Vous m’avez posé hier soir toutes ces questions dans un mail. L’intelligent eut attendu les réponses, l’impulsif irréfléchi rue plutôt dans les brancards, et le sage eut évité des mises en parallèle hasardeuses avec Pétain… Vous trouverez bien votre qualificatif approprié….
Mon généraliste m’a refusé tout examen clinique, « ça ne veut rien de dire de toute façon et un ganglion non plus » par contre vas-y pour une prescription de mammographie. Mais j’ai déjà mal! Bon, une échographie et une analyse de sang SANS LES MARQUEURS, EVIDEMMENT. L’échographiste m’insulte presque de demander cet examen sans faire préalablement une mammographie, et prétend qu’elle ne peut rien interpréter sans ! (je n’ai pas 50 ans…). Elle concède que ce n’est pas un kyste. Moi: « j’ai compris, je vais mourir. » Elle (ricanant) « si vous le pensez, je ne vais certainement pas vous détromper ».
juste une remarque en passant :
un appareil de mammographie à ma connaissance, ne peut servir qu’à ça.
contrairement à beaucoup d’autres techniques.
Bonjour Manuela, avant de parler de l’essentiel….j’ai signé malgré le mot tant « honni » de morale. je me suis attachée à l’esprit plus qu’à la lettre. De plus il y aurait bcp à dire au sujet de l’usage de la « morale » de Pétain ou Zemmour mais ce n’est pas le sujet.
Ce billet est très intéressant parce qu’il pose la question cruciale qui est celle de la position du médecin. Il est vrai que le radiologue semble juste être aux ordres et exécuter des examens sur demande de chers confrères. Peut il se permettre de ne pas les faire, peut il se permettre une distance critique et un commentaire face aux demandes des confrères et doit il se limiter à un boulot de technicien qui fait tout juste ce qu’on lui demande. Il est médecin et on lui demande de réfléchir aux tenants et aux aboutissants de ses actes…sinon il suffirait d’un technicien, voire même d’une machine qui analyse toute seule les images!

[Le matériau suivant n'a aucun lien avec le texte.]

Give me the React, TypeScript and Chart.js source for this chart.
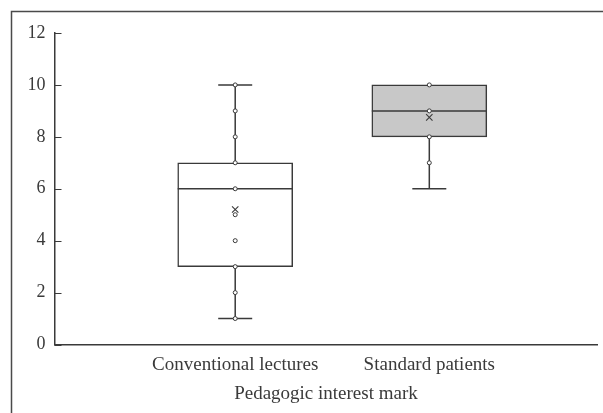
import React, { useEffect, useRef } from "react";
import { Chart, registerables } from "chart.js";

Chart.register(...registerables);

const categories = ["Conventional lectures", "Standard patients"];
const q1 = [3, 8];
const q3 = [7, 10];
const medians = [6, 9];
const whiskerLow = [1, 6];
const whiskerHigh = [10, 10];
const means = [5.2, 8.75];
const pointsConventional = [1, 2, 3, 4, 5, 6, 7, 8, 9, 10];
const pointsStandard = [7, 8, 9, 10];
const yTicks = [0, 2, 4, 6, 8, 10, 12];
const boxColors = ["#ffffff", "#c8c8c8"];

const INK = "#3a3a3a";
const FONT = "'Liberation Serif', 'DejaVu Serif', serif";

export default function App() {
  const ref = useRef<HTMLCanvasElement | null>(null);

  useEffect(() => {
    if (!ref.current) return;

    const framePlugin = {
      id: "frame",
      beforeDraw(chart: any) {
        const ctx = chart.ctx;
        ctx.save();
        ctx.fillStyle = "#ffffff";
        ctx.fillRect(0, 0, chart.width, chart.height);
        ctx.strokeStyle = "#4a4a4a";
        ctx.lineWidth = 1.5;
        ctx.beginPath();
        ctx.moveTo(11.5, chart.height);
        ctx.lineTo(11.5, 11.5);
        ctx.lineTo(chart.width, 11.5);
        ctx.stroke();
        ctx.restore();
      },
      afterDraw(chart: any) {
        const ctx = chart.ctx;
        const y = chart.scales.y;
        const left = chart.chartArea.left;
        ctx.save();
        ctx.strokeStyle = INK;
        ctx.lineWidth = 1;
        yTicks.forEach((v) => {
          const py = Math.round(y.getPixelForValue(v)) + 0.5;
          ctx.beginPath();
          ctx.moveTo(left, py);
          ctx.lineTo(left + 7, py);
          ctx.stroke();
        });
        ctx.restore();
      },
      afterDatasetDraw(chart: any, args: any) {
        if (args.index !== 0) return;
        const ctx = chart.ctx;
        const x = chart.scales.x;
        const y = chart.scales.y;
        ctx.save();
        ctx.strokeStyle = INK;
        ctx.lineWidth = 1.5;
        categories.forEach((_, i) => {
          const cx = x.getPixelForValue(i + 1);
          const half = 57.5;
          const cap = 17;
          const pm = y.getPixelForValue(medians[i]);
          ctx.beginPath();
          ctx.moveTo(cx - half, pm);
          ctx.lineTo(cx + half, pm);
          ctx.stroke();
          const pl = y.getPixelForValue(whiskerLow[i]);
          const pq1 = y.getPixelForValue(q1[i]);
          if (whiskerLow[i] < q1[i]) {
            ctx.beginPath();
            ctx.moveTo(cx, pq1);
            ctx.lineTo(cx, pl);
            ctx.moveTo(cx - cap, pl);
            ctx.lineTo(cx + cap, pl);
            ctx.stroke();
          }
          const ph = y.getPixelForValue(whiskerHigh[i]);
          const pq3 = y.getPixelForValue(q3[i]);
          if (whiskerHigh[i] > q3[i]) {
            ctx.beginPath();
            ctx.moveTo(cx, pq3);
            ctx.lineTo(cx, ph);
            ctx.moveTo(cx - cap, ph);
            ctx.lineTo(cx + cap, ph);
            ctx.stroke();
          }
        });
        ctx.restore();
      },
    };

    const chart = new Chart(ref.current, {
      type: "bar",
      data: {
        datasets: [
          {
            type: "bar",
            data: categories.map((_, i) => ({ x: i + 1, y: [q1[i], q3[i]] })) as any,
            backgroundColor: boxColors,
            borderColor: INK,
            borderWidth: 1.5,
            borderSkipped: false,
            barThickness: 115,
            order: 3,
          } as any,
          {
            type: "scatter",
            data: [
              ...pointsConventional.map((v) => ({ x: 1, y: v })),
              ...pointsStandard.map((v) => ({ x: 2, y: v })),
            ],
            pointStyle: "circle",
            pointRadius: 2,
            pointBackgroundColor: "#ffffff",
            pointBorderColor: INK,
            pointBorderWidth: 1,
            order: 2,
          } as any,
          {
            type: "scatter",
            data: means.map((v, i) => ({ x: i + 1, y: v })),
            pointStyle: "crossRot",
            pointRadius: 4.5,
            pointBorderColor: INK,
            pointBorderWidth: 1.1,
            order: 1,
          } as any,
        ],
      },
      options: {
        animation: false,
        responsive: false,
        events: [],
        layout: { padding: { left: 0, right: 3, top: 33, bottom: 7.6 } },
        plugins: {
          legend: { display: false },
          tooltip: { enabled: false },
        },
        scales: {
          x: {
            type: "linear",
            offset: false,
            min: 0.069,
            max: 2.866,
            grid: { display: false, drawTicks: false, offset: false },
            border: { display: true, color: INK, width: 1.5 },
            afterBuildTicks: (scale: any) => {
              scale.ticks = categories.map((_, i) => ({ value: i + 1 }));
            },
            afterFit: (scale: any) => {
              scale.height = 60.9;
            },
            ticks: {
              padding: 9,
              color: INK,
              font: { family: FONT, size: 19 },
              callback: (v: any) => categories[Number(v) - 1] ?? "",
            },
            title: {
              display: true,
              text: "Pedagogic interest mark",
              color: INK,
              font: { family: FONT, size: 19 },
              padding: { top: 0, bottom: 0 },
            },
          },
          y: {
            type: "linear",
            min: 0,
            max: 12,
            grid: { display: false, drawTicks: false },
            border: { display: true, color: INK, width: 1.5 },
            afterBuildTicks: (scale: any) => {
              scale.ticks = yTicks.map((v) => ({ value: v }));
            },
            afterFit: (scale: any) => {
              scale.width = 54.5;
            },
            ticks: {
              padding: 9,
              color: INK,
              font: { family: FONT, size: 18 },
            },
          },
        },
      },
      plugins: [framePlugin],
    } as any);

    return () => chart.destroy();
  }, []);

  return (
    <div style={{ position: "absolute", left: 0, top: 0, width: 603, height: 413 }}>
      <canvas ref={ref} width={603} height={413} />
    </div>
  );
}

Alors les enjeux sont multiples et compliqués…et il me semblait que la réponse la mieux adaptée mais très imparfaite est celle que tu suggères. La main au médecin traitant dans la mesure où c’est bien lui qui saura être le moins dans la fascination de la machine et le plus dans la capacité à pouvoir mettre tous les éléments en perspective.
J’espère qu’elle te lira et répondra à tes questions… Mais quelle que soit sa réponse je suis heureuse que certains médecins et en particulier des médecins-techniciens regardent un peu plus loin que le bout de leur nez.